# Mystery Atlas



## westsailpat (Oct 6, 2016)

I have never heard of one of these , But I'm kinda new to the Atlas scene . Let's hear what you think (no fair UK) . Anyhow if you must have it , It's located in Bullnuts county Ca. that's close Chickenlips Ca .
http://www.ebay.com/itm/Atlas-Smith...474947?hash=item487e0dbd43:g:FycAAOSwEeFVRlN3


----------



## wa5cab (Oct 7, 2016)

It's an early Craftsman 12", probably a 12x24 as 12x22 was never made.  I can't tell from any of his photos whether it has back gears or not.  However, there wouldn't really be much need for the left gear guard if it doesn't.  It has the later compound and cross slide so it is probably a 101.07381 (babbit bearings and 96T change gears), but if no back gears, then 101.07361.  Smith/Booth/Usher was probably either an early owner or an early re-seller.


----------



## Mondo (Oct 20, 2016)

Smith Booth Usher was a machinery sales and service outfit in LA from early 1900's to sometime around or after WWII.  I did not find a complete history of the firm, but find it interesting that the name comes up in reference to a number of appellate court cases.


----------



## brino (Oct 20, 2016)

It doesn't look to be in terrible shape for it's age.
-simple box ways
-small sized tailstock taper, likely headstock taper too, spindle thru-hole probably also small
-simple lantern tool-post (I would replace that immediately)
-thread/feed chart is there in the door (good)
-threading dial is there (good)
-doesn't say if it has a complete change-gear set (bad)

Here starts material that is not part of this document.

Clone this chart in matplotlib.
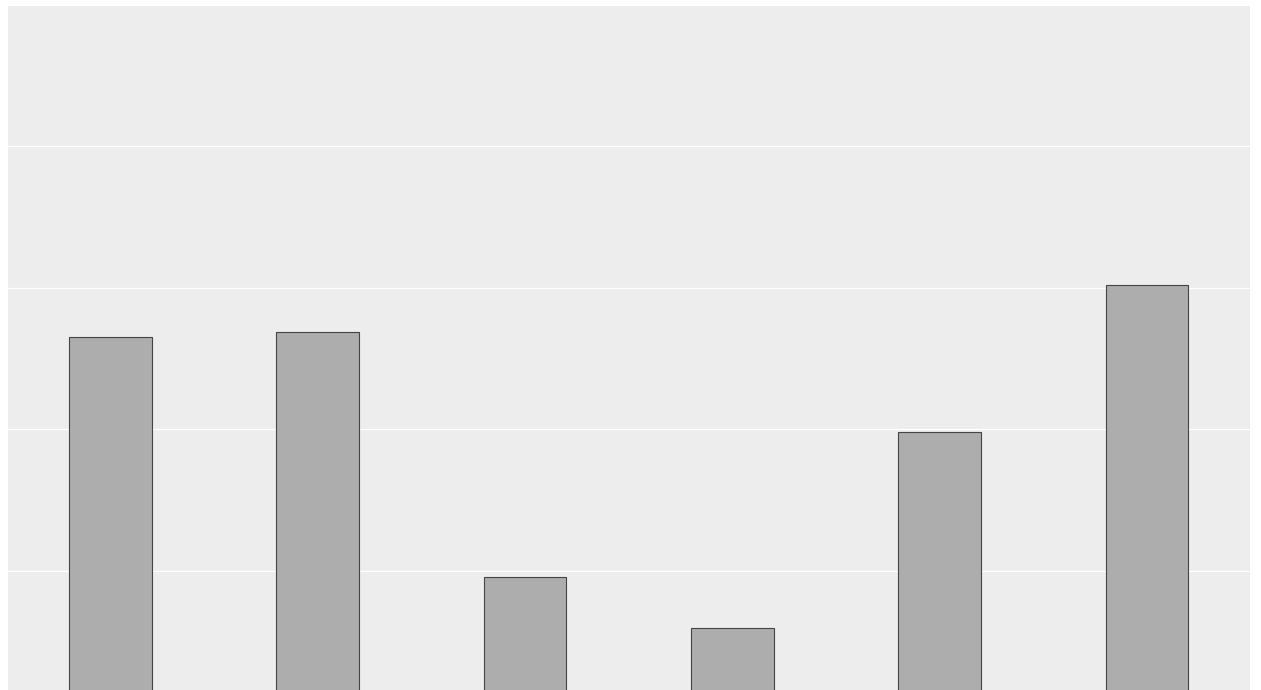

I have owned and used much worse.
It depends on the type of work you need to do.

Price seems high, but that varies with market.....I'd consider it worth $400-600.

Some people will put it down for not having quick-change gears, however, it is infinitely better than having no lathe!

-brino


----------



## wa5cab (Oct 20, 2016)

Tailstock taper is 2MT.  Headstock taper is 3MT.  And spindle bore is 25/32" (to pass 3/4" dia.).


----------



## brino (Oct 20, 2016)

wa5cab said:


> Tailstock taper is 2MT. Headstock taper is 3MT. And spindle bore is 25/32" (to pass 3/4" dia.).



Thanks Robert!
I take back my comments then. They looked kinda small, but with nothing for reference/perspective it's difficult to judge.

-brino


----------



## wa5cab (Oct 21, 2016)

Yes, those specs apply to every 9", 10" and 12" metal working lathe that Atlas built.


----------



## westsailpat (Nov 13, 2016)

Why is all the good stuff always up in Bull Nuts County ?
http://ventura.craigslist.org/tls/5845958373.html


----------